Linux 5.17 To Continue With I/O Optimizations, 5~6% Improvement Pending For NVMe
Linux 5.16 saw much of Axboe's work merged around the I/O optimizations in his quest for maximizing the per-core IOPS out of his new Ryzen 9 5950X system with dual Intel Optane NVMe solid-state drives. But there is still more work pending that in turn should be ready for Linux 5.17.
With the merge window for 5.16 closed, time to submit for review some of the performance optimizations that didn't make this release. Here's batched issue for blk-mq with an NVMe implementation included. 5-6% improvement.https://t.co/81oLXMsMnk
— Jens Axboe (@axboe) November 17, 2021
Just days after the 5.16 merge window's closure, Axboe today sent out 4 more patches for NVMe code to make use of a new hook in Linux 5.16 around allocating and completing batches of I/O. In turn for NVMe drives it means allowing copying of multiple commands in one go. In Axboe's tests this yielded a ~500K IOPS/core improvement or around a 5~6% efficiency upgrade.

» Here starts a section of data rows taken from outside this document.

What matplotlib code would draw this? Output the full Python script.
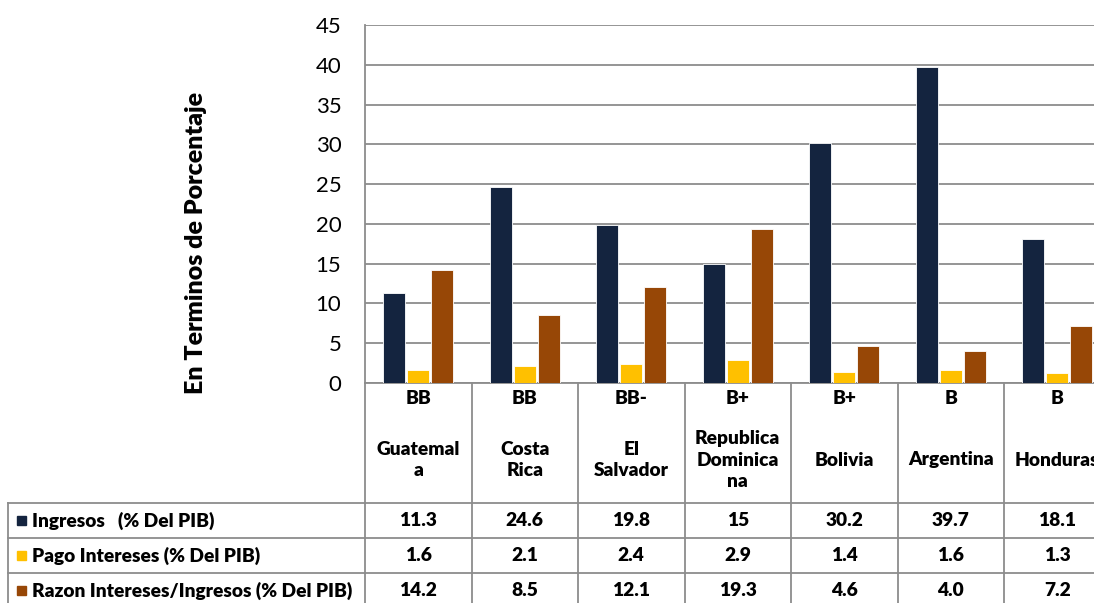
import numpy as np
import matplotlib.pyplot as plt
import matplotlib.transforms as mtransforms

plt.rcParams['font.family'] = ['Lato', 'DejaVu Sans']

countries = ['Guatemal\na', 'Costa\nRica', 'El\nSalvador', 'Republica\nDominica\nna',
             'Bolivia', 'Argentina', 'Honduras']
ratings = ['BB', 'BB', 'BB-', 'B+', 'B+', 'B', 'B']
ingresos = [11.3, 24.6, 19.8, 15, 30.2, 39.7, 18.1]
pago = [1.6, 2.1, 2.4, 2.9, 1.4, 1.6, 1.3]
razon = [14.2, 8.5, 12.1, 19.3, 4.6, 4.0, 7.2]
razon_txt = ['14.2', '8.5', '12.1', '19.3', '4.6', '4.0', '7.2']

series = [
    ('Ingresos   (% Del PIB)', ingresos, '#14243F', [str(v) for v in ingresos]),
    ('Pago Intereses (% Del PIB)', pago, '#FFC000', [str(v) for v in pago]),
    ('Razon Intereses/Ingresos (% Del PIB)', razon, '#974706', razon_txt),
]

W, H = 1094, 603
fig = plt.figure(figsize=(W / 100, H / 100), dpi=100)

# axes wider than the figure on purpose: the last column is cut off like the original
col_px = 106.5
left_px, top_px, zero_px = 365, 25, 383
ax = fig.add_axes([left_px / W, (H - zero_px) / H, 7 * col_px / W, (zero_px - top_px) / H])

x = np.arange(len(countries))
bw, step = 0.205, 0.225
for k, (name, vals, col, _) in enumerate(series):
    ax.bar(x + (k - 1) * step, vals, width=bw, color=col, edgecolor='white', linewidth=0.6, zorder=3)

ax.set_xlim(-0.5, len(countries) - 0.5)
ax.set_ylim(0, 45)
ax.set_yticks(range(0, 46, 5))
ax.set_xticks([])
ax.grid(axis='y', color='#8c8c8c', linewidth=1.3, zorder=0)
for s in ['top', 'right']:
    ax.spines[s].set_visible(False)
for s in ['left', 'bottom']:
    ax.spines[s].set_color('#8c8c8c')
    ax.spines[s].set_linewidth(1.3)
ax.tick_params(axis='y', length=0, pad=17, labelsize=16)
ax.set_ylabel('En Terminos de Porcentaje', fontsize=18, fontweight='heavy')
ax.yaxis.set_label_coords(-158 / (7 * col_px), 0.39)

# table under the chart: x in category units, y in figure fraction
tr = mtransforms.blended_transform_factory(ax.transData, fig.transFigure)
fy = lambda py: (H - py) / H
line_kw = dict(color='#8c8c8c', linewidth=1.3, clip_on=False)
fs = 13.8
fw = 'heavy'

row_edges = [503, 538, 573, 608]
for i in range(len(countries) + 1):
    ax.plot([i - 0.5, i - 0.5], [fy(zero_px), fy(row_edges[-1])], transform=tr, **line_kw)
for py in row_edges:
    ax.plot([-0.5, len(countries) - 0.5], [fy(py), fy(py)], transform=tr, **line_kw)
    fig.add_artist(plt.Line2D([8 / W, left_px / W], [fy(py), fy(py)], color='#8c8c8c', linewidth=1.3))
fig.add_artist(plt.Line2D([8 / W, 8 / W], [fy(row_edges[0]), fy(row_edges[-1])], color='#8c8c8c', linewidth=1.3))

for i in range(len(countries)):
    ax.text(i, fy(398), ratings[i], transform=tr, ha='center', va='center',
            fontsize=fs, fontweight=fw, clip_on=False)
    ax.text(i, fy(460), countries[i], transform=tr, ha='center', va='center',
            fontsize=fs, fontweight=fw, linespacing=1.35, clip_on=False)

for r, (name, vals, col, txt) in enumerate(series):
    yc = fy((row_edges[r] + row_edges[r + 1]) / 2)
    fig.patches.append(plt.Rectangle((17 / W, yc - 4.5 / H), 9 / W, 9 / H, color=col,
                                     transform=fig.transFigure, figure=fig))
    fig.text(32 / W, yc, name, ha='left', va='center', fontsize=fs, fontweight=fw)
    for i in range(len(countries)):
        ax.text(i, yc, txt[i], transform=tr, ha='center', va='center',
                fontsize=fs, fontweight=fw, clip_on=False)

fig.savefig('out.png', dpi=100)
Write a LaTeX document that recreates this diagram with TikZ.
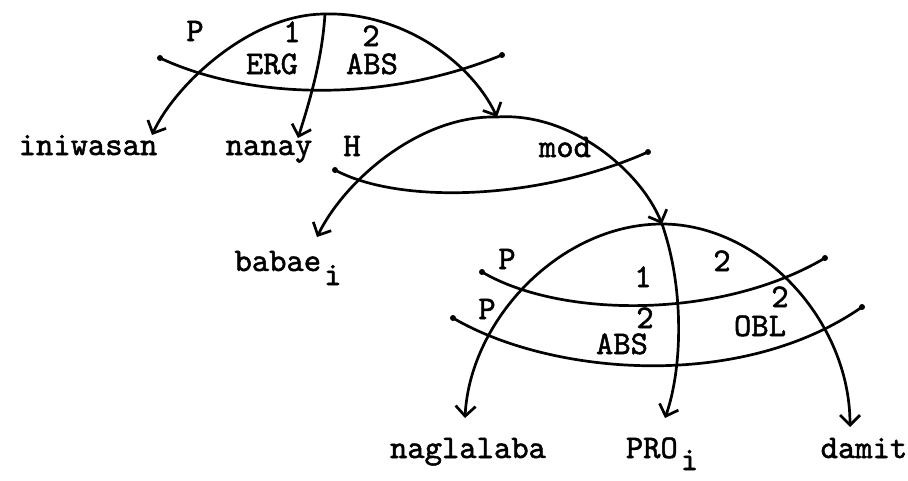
\documentclass[tikz,border=0pt]{standalone}
\usepackage{fontspec}
\usetikzlibrary{arrows.meta}
\newfontfamily\tw{lmmono10-regular}[Extension=.otf,FakeBold=1.5]
\begin{document}
\begin{tikzpicture}[x=1pt,y=-1pt,
  arc/.style={line width=2.7pt,-{Straight Barb[length=10pt,width=20pt,line width=2.7pt]}},
  stratum/.style={line width=2.7pt},
  lab/.style={inner sep=0pt,anchor=base,font=\tw\fontsize{33}{38}\selectfont},
  enddot/.style={circle,fill=black,inner sep=0pt,minimum size=6pt}]
\useasboundingbox (0,0) rectangle (908,480);
% ---- cluster 1
\coordinate (A1) at (325,14);
\coordinate (t1a) at (152,135);
\coordinate (t1b) at (298,138);
\coordinate (A2) at (497,117);
\node[enddot] (s1l) at (160,58) {};
\node[enddot] (s1r) at (502,55) {};
\draw[stratum] (s1l.center) .. controls (245,98) and (380,105) .. (s1r.center);
\draw[arc] (A1) .. controls (250,14) and (175,85) .. (t1a);
\draw[arc] (A1) .. controls (322,60) and (310,100) .. (t1b);
\draw[arc] (A1) .. controls (400,12) and (470,60) .. (A2);
\node[lab] (p1) at (195,41) {P};
\node[lab] (one1) at (292,42) {1};
\node[lab] (erg) at (272,74) {ERG};
\node[lab] (two1) at (371,46) {2};
\node[lab] (abs1) at (372,74) {ABS};
\node[lab] (iniwasan) at (88,155) {iniwasan};
\node[lab] (nanay) at (269,155) {nanay};
% ---- cluster 2
\coordinate (t2a) at (317,237);
\coordinate (A3) at (662,224);
\node[enddot] (s2l) at (335,170) {};
\node[enddot] (s2r) at (648,152) {};
\draw[stratum] (s2l.center) .. controls (400,205) and (540,200) .. (s2r.center);
\draw[arc] (A2) .. controls (420,115) and (345,180) .. (t2a);
\draw[arc] (A2) .. controls (570,112) and (640,170) .. (A3);
\node[lab] (h) at (352,156) {H};
\node[lab] (mod) at (565,157) {mod};
\node[lab] (babae) at (288,271) {babae\hspace{3pt}\raisebox{-14pt}{i}};
% ---- cluster 3
\coordinate (t3a) at (465,418);
\coordinate (t3b) at (665,418);
\coordinate (t3c) at (850,427);
\node[enddot] (s3l) at (482,272) {};
\node[enddot] (s3r) at (825,258) {};
\node[enddot] (s4l) at (453,318) {};
\node[enddot] (s4r) at (862,307) {};
\draw[stratum] (s3l.center) .. controls (560,318) and (720,320) .. (s3r.center);
\draw[stratum] (s4l.center) .. controls (550,375) and (740,392) .. (s4r.center);
\draw[arc] (A3) .. controls (560,224) and (470,320) .. (t3a);
\draw[arc] (A3) .. controls (685,290) and (682,370) .. (t3b);
\draw[arc] (A3) .. controls (760,224) and (850,320) .. (t3c);
\node[lab] (p3a) at (507,269) {P};
\node[lab] (p3b) at (487,319) {P};
\node[lab] (one3) at (643,287) {1};
\node[lab] (two3a) at (722,271) {2};
\node[lab] (two3b) at (645,328) {2};
\node[lab] (abs3) at (622,354) {ABS};
\node[lab] (two3c) at (780,307) {2};
\node[lab] (obl) at (760,336) {OBL};
\node[lab] (nagl) at (468,458) {naglalaba};
\node[lab] (pro) at (662,458) {PRO\hspace{3pt}\raisebox{-12pt}{i}};
\node[lab] (damit) at (864,458) {damit};
\end{tikzpicture}
\end{document}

The I/O optimization work continues to be collected in the perf-wip branch. So far today there are 38 patches added to that repository as post-5.16 material. Axboe has also mentioned he is in the process of assembling an Intel Core i9 12900K system for seeing how the per-core IOPS compare to the Ryzen 9 5950X and ultimately exploring more storage performance optimizations on that Alder Lake front.
This ongoing work along with other kernel optimizations always has us excited for the next kernel cycle.